Il suffit un soir de descendre la rue d’Amsterdam jusqu’au carrefour de Saint-Lazare, ou le boulevard Sébastopol jusqu’à la gare de l’Est pour comprendre que la ville engendre chaque nuit une multitude d’orphelins qui n’ont plus qu’elle au monde. Dans ces rues, on peut  tout aussi bien apercevoir Bâton derrière les vitres d’une sandwicherie grecque, mâchant mollement des frites jetées à même le plateau ; ou lisant un livre de poche, parmi des couples, dans la file d’attente d’une salle de cinéma ; où encore sur un banc de la place Saint-Sulpice avec une cloche du quartier, penchés l’un vers l’autre ils se racontent. Bâton erre dans cette ville, incomparablement puissant et libre. Puis au bout de sa nuit, lorsqu’il se décide enfin à rentrer chez lui, il se [souvient] du couloir obscur de sa maison, de la cour humide, des marches étroites de l’escalier, de sa chambre, sans feu, sous les toits.
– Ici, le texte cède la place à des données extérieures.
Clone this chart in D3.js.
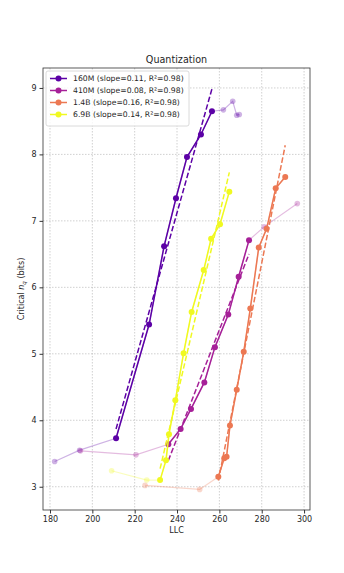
<!DOCTYPE html>
<html lang="en">
<head>
  <meta charset="UTF-8">
  <title>Quantization</title>
  <script src="https://cdn.jsdelivr.net/npm/d3@7"></script>
  <style>
    body{ margin:0; background:#fff; }
    svg text{ font-family:"DejaVu Sans", sans-serif; fill:#262626; }
    .grid line{ stroke:#b0b0b0; stroke-width:.6; stroke-dasharray:1.5,1.5; }
    .axis path, .axis line{ stroke:#333; }
  </style>
</head>
<body>
  <svg id="chart"></svg>
  <script>
    // series labels / legend
    const models = ["160M", "410M", "1.4B", "6.9B"];
    const slopes = ["0.11", "0.08", "0.16", "0.14"];
    const r2s = ["0.98", "0.98", "0.98", "0.98"];
    const colors = ["#5c01a6", "#a62098", "#ec7853", "#f0f921"];
    const xTicks = [180, 200, 220, 240, 260, 280, 300];
    const yTicks = [3, 4, 5, 6, 7, 8, 9];

    // 160M
    const low160Llc = [182.2, 194.0], low160Bits = [3.38, 3.55];
    const llc160 = [211.2, 226.8, 233.9, 239.5, 244.7, 251.3, 256.5];
    const bits160 = [3.73, 5.44, 6.62, 7.34, 7.96, 8.30, 8.65];
    const high160Llc = [261.9, 266.3, 268.2, 269.4], high160Bits = [8.67, 8.80, 8.59, 8.60];
    // 410M
    const low410Llc = [194.4, 220.6], low410Bits = [3.54, 3.48];
    const llc410 = [235.9, 241.7, 246.6, 252.9, 257.9, 264.2, 269.1, 274.0];
    const bits410 = [3.64, 3.87, 4.17, 4.57, 5.10, 5.59, 6.16, 6.71];
    const high410Llc = [281.1, 296.8], high410Bits = [6.91, 7.26];
    // 1.4B
    const low14Llc = [224.9, 250.7], low14Bits = [3.02, 2.96];
    const llc14 = [259.5, 262.3, 263.4, 265.0, 268.2, 271.5, 274.6, 278.6, 282.3, 286.6, 291.1];
    const bits14 = [3.15, 3.43, 3.45, 3.92, 4.46, 5.03, 5.68, 6.60, 6.88, 7.49, 7.66];
    const high14Llc = [], high14Bits = [];
    // 6.9B
    const low69Llc = [209.1, 225.7], low69Bits = [3.24, 3.10];
    const llc69 = [232.0, 234.8, 236.2, 239.2, 243.1, 246.9, 252.6, 256.1, 260.3, 264.7];
    const bits69 = [3.10, 3.40, 3.79, 4.30, 5.01, 5.63, 6.26, 6.73, 6.95, 7.44];
    const high69Llc = [], high69Bits = [];

    const zip = (a, b) => a.map((v, i) => [v, b[i]]);
    const series = [
      { low: zip(low160Llc, low160Bits), main: zip(llc160, bits160), high: zip(high160Llc, high160Bits) },
      { low: zip(low410Llc, low410Bits), main: zip(llc410, bits410), high: zip(high410Llc, high410Bits) },
      { low: zip(low14Llc, low14Bits), main: zip(llc14, bits14), high: zip(high14Llc, high14Bits) },
      { low: zip(low69Llc, low69Bits), main: zip(llc69, bits69), high: zip(high69Llc, high69Bits) }
    ];

    const W = 344, H = 573;
    const margin = { top: 68, right: 34, bottom: 63, left: 43 };
    const width = W - margin.left - margin.right;
    const height = H - margin.top - margin.bottom;

    const svg = d3.select("#chart").attr("width", W).attr("height", H);
    const g = svg.append("g").attr("transform", `translate(${margin.left},${margin.top})`);

    const x = d3.scaleLinear().domain([176.7, 302.8]).range([0, width]);
    const y = d3.scaleLinear().domain([2.65, 9.3]).range([height, 0]);

    // grid
    const grid = g.append("g").attr("class", "grid");
    grid.selectAll(".gx").data(xTicks).enter().append("line")
      .attr("x1", d => x(d)).attr("x2", d => x(d)).attr("y1", 0).attr("y2", height);
    grid.selectAll(".gy").data(yTicks).enter().append("line")
      .attr("y1", d => y(d)).attr("y2", d => y(d)).attr("x1", 0).attr("x2", width);

    const line = d3.line().x(d => x(d[0])).y(d => y(d[1]));

    // faded full trajectories
    series.forEach((s, i) => {
      const all = s.low.concat(s.main, s.high);
      g.append("path").datum(all)
        .attr("d", line).attr("fill", "none")
        .attr("stroke", colors[i]).attr("stroke-width", 1.2).attr("opacity", 0.3);
      g.append("g").selectAll("circle").data(s.low.concat(s.high)).enter().append("circle")
        .attr("cx", d => x(d[0])).attr("cy", d => y(d[1])).attr("r", 2.8)
        .attr("fill", colors[i]).attr("opacity", 0.3);
    });

    // solid parts + regression fit
    series.forEach((s, i) => {
      const xs = s.main.map(d => d[0]), ys = s.main.map(d => d[1]);
      const mx = d3.mean(xs), my = d3.mean(ys);
      const b = d3.sum(xs, (v, k) => (v - mx) * (ys[k] - my)) / d3.sum(xs, v => (v - mx) ** 2);
      const x0 = d3.min(xs), x1 = d3.max(xs);
      const fit = [[x0, my + b * (x0 - mx)], [x1, my + b * (x1 - mx)]];

      g.append("path").datum(s.main)
        .attr("d", line).attr("fill", "none")
        .attr("stroke", colors[i]).attr("stroke-width", 1.5);
      g.append("g").selectAll("circle").data(s.main).enter().append("circle")
        .attr("cx", d => x(d[0])).attr("cy", d => y(d[1])).attr("r", 3)
        .attr("fill", colors[i]);
      g.append("path").datum(fit)
        .attr("d", line).attr("fill", "none")
        .attr("stroke", colors[i]).attr("stroke-width", 1.5)
        .attr("stroke-dasharray", "5.5,2.4");
    });

    // axes
    g.append("g").attr("class", "axis")
      .attr("transform", `translate(0,${height})`)
      .call(d3.axisBottom(x).tickValues(xTicks).tickFormat(d3.format("d")).tickSize(3.5).tickPadding(3))
      .call(a => a.selectAll("text").attr("font-size", 8));
    g.append("g").attr("class", "axis")
      .call(d3.axisLeft(y).tickValues(yTicks).tickFormat(d3.format("d")).tickSize(3.5).tickPadding(3))
      .call(a => a.selectAll("text").attr("font-size", 8));
    g.append("rect").attr("width", width).attr("height", height)
      .attr("fill", "none").attr("stroke", "#333").attr("stroke-width", 0.8);
    g.selectAll(".axis path.domain").remove();

    // title and labels
    svg.append("text").attr("x", margin.left + width / 2).attr("y", 63)
      .attr("text-anchor", "middle").attr("font-size", 9.6).text("Quantization");
    svg.append("text").attr("x", margin.left + width / 2).attr("y", 533)
      .attr("text-anchor", "middle").attr("font-size", 8).text("LLC");
    const yl = svg.append("text").attr("text-anchor", "middle").attr("font-size", 8)
      .attr("transform", `translate(24,${margin.top + height / 2}) rotate(-90)`);
    yl.append("tspan").text("Critical ");
    yl.append("tspan").attr("font-style", "italic").text("n");
    yl.append("tspan").attr("font-style", "italic").attr("font-size", 5.6).attr("dy", 2).text("q");
    yl.append("tspan").attr("dy", -2).text(" (bits)");

    // legend
    const lg = svg.append("g").attr("transform", "translate(46,71)");
    lg.append("rect").attr("width", 143).attr("height", 55).attr("rx", 2)
      .attr("fill", "#fff").attr("fill-opacity", 0.8).attr("stroke", "#d0d0d0").attr("stroke-width", 0.8);
    models.forEach((m, i) => {
      const row = lg.append("g").attr("transform", `translate(0,${7.5 + i * 12})`);
      row.append("line").attr("x1", 4).attr("x2", 21).attr("stroke", colors[i]).attr("stroke-width", 1.5);
      row.append("circle").attr("cx", 12.5).attr("r", 3).attr("fill", colors[i]);
      row.append("text").attr("x", 27).attr("dy", "0.35em").attr("font-size", 7.7)
        .text(`${m} (slope=${slopes[i]}, R²=${r2s[i]})`);
    });
  </script>
</body>
</html>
A tout cela, il [préférera] la tiédeur de la rue. Cette échappatoire, il ne pourrait la trouver ailleurs que dans ce lieu. Pour le Bâton des romans d’Emmanuel Bove Paris est une fête, mais une fête où il n’a, pour tout carton d’invitation, que sa solitude exilée pour la nuit de sa chambre d’hôtel. Dans cette fête, il circule avec précaution et gêne, en imaginant que chacun se doute qu’il n’y est pas convié ou alors par omission.
Le Bâton de Mes amis est évidement un nom d’emprunt qu’Emmanuel utilisera pour décrire sa propre errance parisienne d’avril 1916 à avril 1918, celle d’un certain Bobovnikoff que la police suspicieuse de Clemenceau arrêtera alors qu’il traînait, peut-être sur les grands boulevards ou qu’il remontait la rue Saint-Jacques depuis son hôtel du 298. 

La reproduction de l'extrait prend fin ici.